Five Democrats running for re-election in Trump country face uncertain futures following the planned House vote on the Inflation Reduction Act.

The five House Democrats running for re-election in districts won by former President Trump in the 2020 presidential election face a giant hurdle this week that raises doubts about whether they could survive facing off against their Republican challengers in the November midterm elections.

The House is set for a high-stakes vote Friday on a massive social spending and taxation bill, officially known as the Inflation Reduction Act, that many economists have said would have no actual impact on inflation, and instead add to the already sky-high national debt.

No Republicans are expected to vote for the bill, while Democrats need near complete unity, including members of the "Squad," to pass the legislation.

Fox News Digital reached out to the five Democrats in the tightest re-election races, including Rep. Tom O'Halleran, D-Ariz., Rep. Cindy Axne, D-Iowa, Rep. Jared Golden, D-Maine, Rep. Matt Cartwright, D-Pa., and Rep. Marcy Kaptur, D-Ohio, and asked if they planned to support the legislation, or if they would be pushing for any changes to it. None of them responded.
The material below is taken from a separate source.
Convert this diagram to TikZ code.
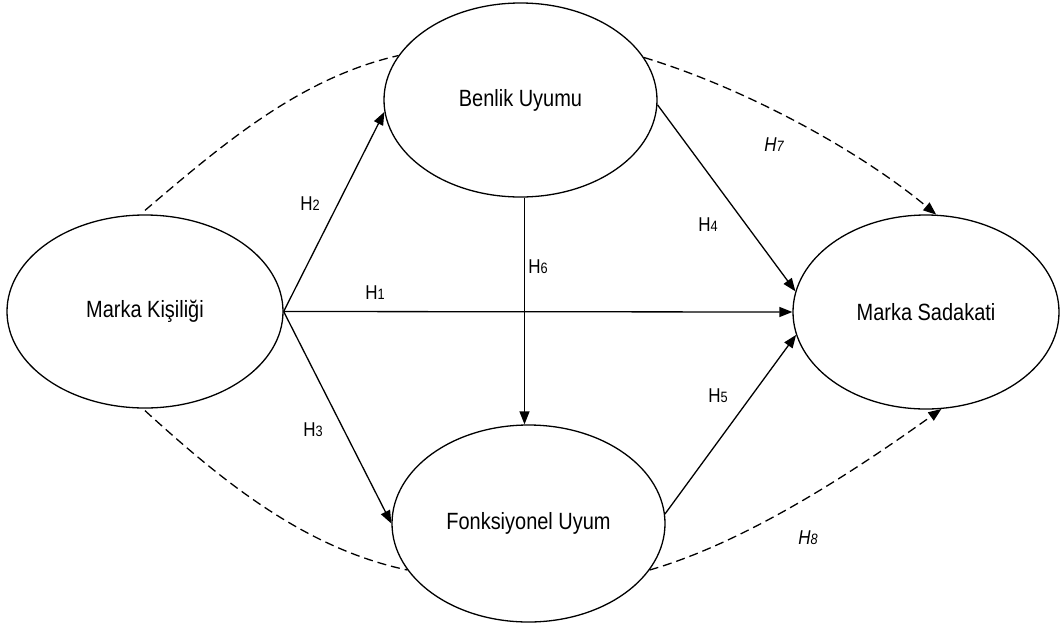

Cartwright, however, announced his support for the legislation this week in a press release celebrating its passage in the Senate and claiming it would reduce both inflation and the budget deficit.

"I applaud the Senate passage of the Inflation Reduction Act, which will lower the cost of prescription drugs, health insurance, and energy costs while fighting inflation, reducing the deficit, and making the wealthiest corporations finally pay their fair share," he wrote.

"This is the action the American people have been waiting for. Now that the Senate has taken action, the House will return to pass this landmark legislation – delivering for families and communities across Northeast Pennsylvania and the nation," he later added.


Golden, the only House Democrat to vote against the more expansive "Build Back Better" bill last year, applauded aspects of the new bill, but told a local newspaper that he was not yet sure how he would vote.

O'Halleran, Axne and Kaptur have yet to give any indication whether they will support the bill. Democrats can only afford to lose a handful of votes before the bill would fail.

Each of the five narrowly won their races in 2020, and with Congressional Democrats and President Biden hemorrhaging popularity with the American people, many are wondering if this vote on the bill could be the final nail in the coffin for any hopes these five have in keeping their seats.

Republicans are poised to campaign on any Democratic politician who votes for the legislation, claiming the bill will add middle class tax hikes and blasting the funding to allow the IRS to hire 87,000 new employees in the next decade. Any vote for the bill will likely be used in campaign attack ads in the months leading up to the midterms. 

"Every Democrat who votes for this bill is kicking the middle class in the teeth with massive tax hikes and increased IRS harassment. It will cost them re-election," said Torunn Sinclair, spokeswoman for the National Republican Congressional Committee, in a statement to Fox News Digital.

Republicans only need to flip a handful of seats to regain control of the House.